Until today, I did not know there was a Directorate of Time. I learned about it in a book I am reading — as quickly as possible — entitled Faster, written by James Gleick. In the book, I learned that the Directorate of Time is housed at the U.S. Naval Observatory (which also houses the official residence of the Vice President of the U.S., though I’ve not yet made a connection between the two). There you will find a Master Clock plus fifty others, each in climate-controlled vaults — “cesium clocks and hydrogen masers powered by diesel generators and backup batteries.” They apparently are interconnected so that they can monitor one another, then send their output to be merged with that of other timekeepers at the Bureau International des Poids et Mesures near Paris.
As Gleick says, “The result is the exact time. The exact time — by definition, by worldwide consensus and decree… Humanity is now a species with one watch, and this is it.”
In our computer-based age, having the exact time is more important than ever. Navigation by Global Positioning System depends on it; make an error of one nanosecond (a billionth of a second) and you’ll be off by about one foot — the distance light travels in that nanosecond. How precise is such a measurement?

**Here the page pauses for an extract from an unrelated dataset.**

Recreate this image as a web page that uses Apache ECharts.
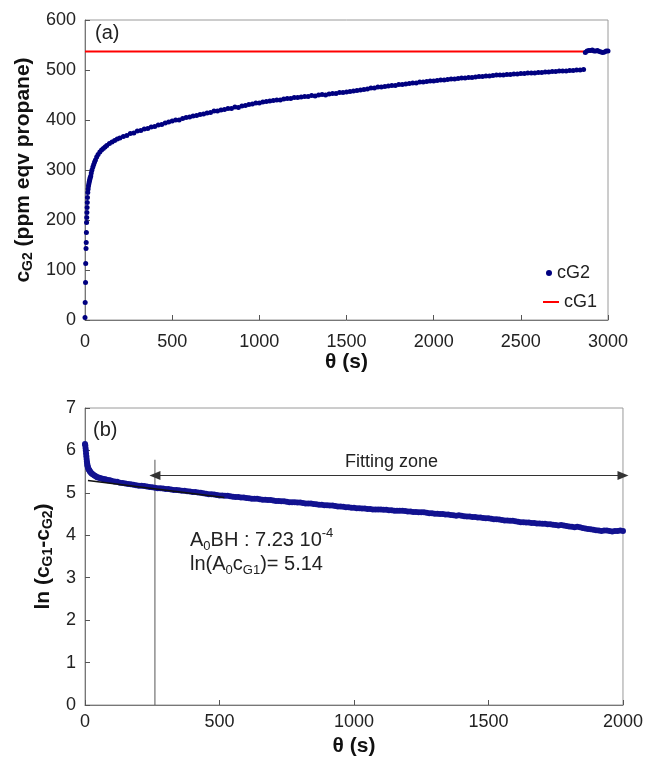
<!DOCTYPE html>
<html><head><meta charset="utf-8">
<script src="https://cdn.jsdelivr.net/npm/echarts@6/dist/echarts.min.js"></script>
<style>html,body{margin:0;padding:0;background:#fff}#c{width:646px;height:759px}</style>
</head><body><div id="c"></div>
<script>
// ---------- panel (a) data ----------
const theta1 = [0,1,3,4,6,7,8,9,10,11,12,13,14,16,18,20,22,24,26,28,30,33,36,40,45,50,55,60,67,75,85,95,105,115,125,140,155,170,185,200,
220,240,260,280,300,320,340,360,380,400,420,440,460,480,500,520,540,560,580,600,620,640,660,680,700,720,740,760,780,800,
820,840,860,880,900,920,940,960,980,1000,1020,1040,1060,1080,1100,1120,1140,1160,1180,1200,1220,1240,1260,1280,1300,
1320,1340,1360,1380,1400,1420,1440,1460,1480,1500,1520,1540,1560,1580,1600,1620,1640,1660,1680,1700,1720,1740,1760,1780,1800,
1820,1840,1860,1880,1900,1920,1940,1960,1980,2000,2020,2040,2060,2080,2100,2120,2140,2160,2180,2200,2220,2240,2260,2280,2300,
2320,2340,2360,2380,2400,2420,2440,2460,2480,2500,2520,2540,2560,2580,2600,2620,2640,2660,2680,2700,2720,2740,2760,2780,2800,
2820,2840,2860,2870,2880,2890,2900,2910,2920,2930,2940,2950,2960,2970,2980,2990,3000];
const cG2 = [5,35,75,113,143,155,175,195,205,215,225,235,245,255,262,268,272,276,279,282,285,288,294,300,306,311,316,320,326,331,336,340,343,346,349,353,356,359,362,364,
367,369,373,374,378,379,382,383,386,387,390,391,394,396,398,400,400,403,405,406,408,409,411,412,414,415,418,418,420,421,
423,423,426,425,428,429,431,432,434,434,436,437,438,439,440,440,442,443,443,445,445,446,447,447,449,
448,450,451,450,452,453,453,455,455,456,457,458,459,460,461,462,464,464,466,466,467,468,469,469,471,
471,472,473,474,474,476,476,477,478,478,479,480,480,481,482,482,483,484,484,485,485,486,487,487,488,
488,489,490,490,490,491,491,492,492,493,493,494,494,494,495,495,496,496,497,497,498,498,498,499,499,
500,500,501,535,538,539,539,540,538,538,539,537,536,535,536,538,538];
const cG1Theta = [0, 3000];
const cG1 = [537, 537];

// ---------- panel (b) data ----------
const theta2 = [0,1,2,3,4,5,6,7,8,9,10,12,14,16,18,20,23,26,30,35,40,45,50,55,60,65,70,75,80,85,90,95,
100,110,120,130,140,150,160,170,180,190,200,210,220,230,240,250,
260,270,280,290,300,310,320,330,340,350,360,370,380,390,400,410,420,430,440,450,460,470,480,490,500,510,520,530,540,550,
560,570,580,590,600,610,620,630,640,650,660,670,680,690,700,710,720,730,740,750,760,770,780,790,800,810,820,830,840,850,
860,870,880,890,900,910,920,930,940,950,960,970,980,990,1000,1010,1020,1030,1040,1050,1060,1070,1080,1090,1100,1110,1120,1130,1140,1150,
1160,1170,1180,1190,1200,1210,1220,1230,1240,1250,1260,1270,1280,1290,1300,1310,1320,1330,1340,1350,1360,1370,1380,1390,1400,1410,1420,1430,1440,1450,
1460,1470,1480,1490,1500,1510,1520,1530,1540,1550,1560,1570,1580,1590,1600,1610,1620,1630,1640,1650,1660,1670,1680,1690,1700,1710,1720,1730,1740,1750,
1760,1770,1780,1790,1800,1810,1820,1830,1840,1850,1860,1870,1880,1890,1900,1910,1920,1930,1940,1950,1960,1970,1980,1990,2000];
const lnDiff = [6.15,6.12,6.06,6.0,5.93,5.86,5.80,5.74,5.69,5.65,5.62,5.58,5.55,5.53,5.51,5.49,5.47,5.45,5.43,5.41,5.39,5.37,5.36,5.35,5.34,5.33,5.32,5.32,5.31,5.30,5.30,5.29,
5.28,5.27,5.26,5.24,5.23,5.22,5.21,5.20,5.19,5.18,5.17,5.17,5.16,5.15,5.14,5.13,
5.12,5.11,5.11,5.10,5.09,5.09,5.08,5.07,5.07,5.06,5.05,5.05,5.04,5.03,5.02,5.02,5.01,5.00,4.99,4.98,4.97,4.97,4.96,4.95,4.94,4.94,4.93,4.93,4.92,4.91,
4.90,4.90,4.89,4.89,4.88,4.87,4.86,4.86,4.86,4.85,4.84,4.84,4.83,4.83,4.82,4.81,4.81,4.80,4.80,4.79,4.78,4.78,4.78,4.77,4.77,4.76,4.75,4.75,4.75,4.74,
4.73,4.72,4.72,4.71,4.71,4.70,4.70,4.69,4.68,4.68,4.67,4.66,4.66,4.65,4.65,4.64,4.64,4.63,4.63,4.62,4.62,4.61,4.61,4.61,4.61,4.60,4.60,4.59,4.59,4.58,
4.58,4.58,4.58,4.57,4.56,4.56,4.55,4.55,4.54,4.54,4.54,4.53,4.52,4.52,4.51,4.51,4.50,4.50,4.49,4.49,4.48,4.47,4.46,4.47,4.46,4.45,4.44,4.44,4.43,4.43,
4.42,4.42,4.41,4.40,4.40,4.39,4.38,4.38,4.37,4.36,4.35,4.35,4.34,4.34,4.33,4.32,4.31,4.31,4.30,4.30,4.29,4.29,4.28,4.28,4.27,4.27,4.26,4.26,4.25,4.24,
4.23,4.24,4.23,4.22,4.21,4.20,4.19,4.20,4.19,4.17,4.16,4.15,4.14,4.13,4.12,4.11,4.10,4.11,4.11,4.10,4.09,4.10,4.10,4.11,4.10];
const fitTheta = [11, 518];
const fitVal = [5.29, 4.89];
const limitTheta = [260, 260];
const limitVal = [0, 5.78];
const zoneTheta = [260, 2000];
const zoneVal = [5.41, 5.41];

const FONT = 'Liberation Sans';
const zip = (a, b) => a.map((v, i) => [v, b[i]]);

const chart = echarts.init(document.getElementById('c'), null, {renderer: 'canvas'});

function xAxisCfg(grid, max, gap, margin) {
  return {
    type: 'value', gridIndex: grid, min: 0, max: max, interval: 500,
    axisLine: {show: true, onZero: false, lineStyle: {color: '#777', width: 1}},
    axisTick: {show: true, inside: true, length: 5, lineStyle: {color: '#555'}},
    axisLabel: {fontFamily: FONT, fontSize: 18, color: '#222', margin: margin, formatter: v => String(v)},
    splitLine: {show: false},
    name: 'θ (s)', nameLocation: 'middle', nameGap: gap,
    nameTextStyle: {fontFamily: FONT, fontSize: 21, fontWeight: 'bold', color: '#111'}
  };
}
function yAxisCfg(grid, max, interval, name, gap) {
  return {
    type: 'value', gridIndex: grid, min: 0, max: max, interval: interval,
    axisLine: {show: true, onZero: false, lineStyle: {color: '#777', width: 1}},
    axisTick: {show: true, inside: true, length: 5, lineStyle: {color: '#555'}},
    axisLabel: {fontFamily: FONT, fontSize: 18, color: '#222', margin: 9, formatter: v => String(v)},
    splitLine: {show: false},
    name: name, nameLocation: 'middle', nameGap: gap, nameRotate: 90,
    nameTextStyle: {
      color: '#111',
      rich: {
        b: {fontFamily: FONT, fontSize: 21, fontWeight: 'bold', color: '#111', lineHeight: 24},
        s: {fontFamily: FONT, fontSize: 14, fontWeight: 'bold', color: '#111', lineHeight: 13, verticalAlign: 'bottom'}
      }
    }
  };
}

const option = {
  animation: false,
  backgroundColor: '#fff',
  grid: [
    {left: 85, top: 20, width: 523, height: 300, show: true, borderColor: '#9a9a9a', borderWidth: 1, backgroundColor: 'transparent'},
    {left: 85, top: 408, width: 553, height: 297, show: true, borderColor: '#9a9a9a', borderWidth: 1, backgroundColor: 'transparent'}
  ],
  xAxis: [xAxisCfg(0, 3000, 29, 13), xAxisCfg(1, 2000, 31, 8)],
  yAxis: [
    yAxisCfg(0, 600, 100, '{b|c}{s|G2}{b| (ppm eqv propane)}', 50),
    yAxisCfg(1, 7, 1, '{b|ln (c}{s|G1}{b|-c}{s|G2}{b|)}', 30)
  ],
  legend: [
    {data: ['cG2'], left: 541, top: 259, orient: 'vertical', icon: 'circle', itemWidth: 6, itemHeight: 6, itemGap: 5,
     textStyle: {fontFamily: FONT, fontSize: 18, color: '#222'}},
    {data: [{name: 'cG1', icon: 'rect'}], left: 538, top: 288, orient: 'vertical', itemWidth: 16, itemHeight: 2,
     textStyle: {fontFamily: FONT, fontSize: 18, color: '#222'}}
  ],
  series: [
    {name: 'cG1', type: 'line', xAxisIndex: 0, yAxisIndex: 0, data: zip(cG1Theta, cG1), symbol: 'none',
     lineStyle: {color: '#ff0000', width: 2}, itemStyle: {color: '#ff0000'}, z: 2},
    {name: 'cG2', type: 'scatter', xAxisIndex: 0, yAxisIndex: 0, data: zip(theta1, cG2), symbol: 'circle', symbolSize: 5,
     itemStyle: {color: '#000080', opacity: 1}, z: 3},
    {name: 'ln', type: 'scatter', xAxisIndex: 1, yAxisIndex: 1, data: zip(theta2, lnDiff), symbol: 'circle', symbolSize: 6,
     itemStyle: {color: '#121290', opacity: 1}, z: 3},
    {name: 'fit', type: 'line', xAxisIndex: 1, yAxisIndex: 1, data: zip(fitTheta, fitVal), symbol: 'none',
     lineStyle: {color: '#111', width: 1.5}, z: 4},
    {name: 'limit', type: 'line', xAxisIndex: 1, yAxisIndex: 1, data: zip(limitTheta, limitVal), symbol: 'none',
     lineStyle: {color: '#555', width: 1}, z: 2},
    {name: 'zone', type: 'line', xAxisIndex: 1, yAxisIndex: 1, data: [], symbol: 'none',
     markLine: {
       silent: true, symbol: ['triangle', 'triangle'], symbolSize: [9, 11],
       label: {show: false},
       lineStyle: {color: '#333', width: 1, type: 'solid'},
       itemStyle: {color: '#111'},
       data: [[{coord: [zoneTheta[0], zoneVal[0]]}, {coord: [zoneTheta[1], zoneVal[1]]}]]
     }, z: 4}
  ],
  graphic: [
    {type: 'text', x: 95, y: 33, style: {text: '(a)', fontFamily: FONT, fontSize: 20, fill: '#222', align: 'left', verticalAlign: 'middle'}},
    {type: 'text', x: 93, y: 430, style: {text: '(b)', fontFamily: FONT, fontSize: 20, fill: '#222', align: 'left', verticalAlign: 'middle'}},
    {type: 'text', x: 345, y: 462, style: {text: 'Fitting zone', fontFamily: FONT, fontSize: 18, fill: '#222', align: 'left', verticalAlign: 'middle'}},
    {type: 'text', x: 190, y: 540, style: {
      text: '{t|A}{sb|0}{t|BH : 7.23 10}{sp|-4}', align: 'left', verticalAlign: 'middle',
      rich: {
        t: {fontFamily: FONT, fontSize: 20, fill: '#222', lineHeight: 26},
        sb: {fontFamily: FONT, fontSize: 13, fill: '#222', lineHeight: 14, verticalAlign: 'bottom'},
        sp: {fontFamily: FONT, fontSize: 13, fill: '#222', lineHeight: 12, verticalAlign: 'top'}
      }}},
    {type: 'text', x: 190, y: 564, style: {
      text: '{t|ln(A}{sb|0}{t|c}{sb|G1}{t|)= 5.14}', align: 'left', verticalAlign: 'middle',
      rich: {
        t: {fontFamily: FONT, fontSize: 20, fill: '#222', lineHeight: 26},
        sb: {fontFamily: FONT, fontSize: 13, fill: '#222', lineHeight: 14, verticalAlign: 'bottom'}
      }}}
  ]
};
chart.setOption(option);
</script>
</body></html>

Think of it this way: “Within the millisecond, the bat presses against the ball; a bullet finds time to enter a skull and exit again; a rock splashes into a still pond, where the unexpected geometry of the splash pattern pops into existence. During a nanosecond, balls, bullets, and droplets are motionless.”
Time consumes us. I am one of those who hates to think time has been wasted. The “Door Close” button on elevators is for people like me, who fear they might needlessly stand there for an extra seven seconds before the door closes of its own accord. Television producers speed the pace of their programs and commercials because they know that millions, like me, sit in their easy chairs with remote controls aimed and ready at a nanosecond’s notice. (As one man told his wife: “I’m not really interested in what’s on. I want to know what else is on.”)
And we resent those who appear to waste our time. Fast food restaurants add express lanes. When a company forces me to wind through tortured minutes of voice-mail levels instead of providing a human being that can answer my question, I look for an alternative place to do business. Because in our culture, time has become a more valued currency than money. Any pastor of an urban or suburban congregation has learned that more and more people will drop a few extra dollars in the plate rather than take the time to do something themselves.
The chief of Hitachi Corporation’s portable computer division created a slogan for his team: “Speed is God, and time is the devil.” In the nanosecond-paced computer business, speed is worshipped. The best steps aside for the quickest. That philosophy is seen in the way we do business every day. In 1984, only 80,000 fax machines were sold nationwide; they were an expensive curiosity. By 1990, virtually any business of any size — from law firms to gas stations to the church office — had a fax machine on the counter. Why? Because we need it now. And with e-mail and the internet, we can have access to more and more, faster and faster.
In the face of a speed-obsessed culture racing headlong into a new millennium, you and I need to remind ourselves that neither speed nor time are God; God is God, and He is above and beyond time. And even as God reaches into history, He comes “in the fullness of time.” Not early, not late; just at the right time.
In Gulliver’s Travels, the Lilliputians who saw Gulliver’s watch quickly came to the realization that it was the god he worshipped, since “he seldom did anything without consulting it: he called it his oracle, and said it pointed out the time for every action of his life.” What Swift wrote in 1726 now hits far too close to home. As we enter a new millennium, it is time for all of us to look down at our wrist less often and look up instead.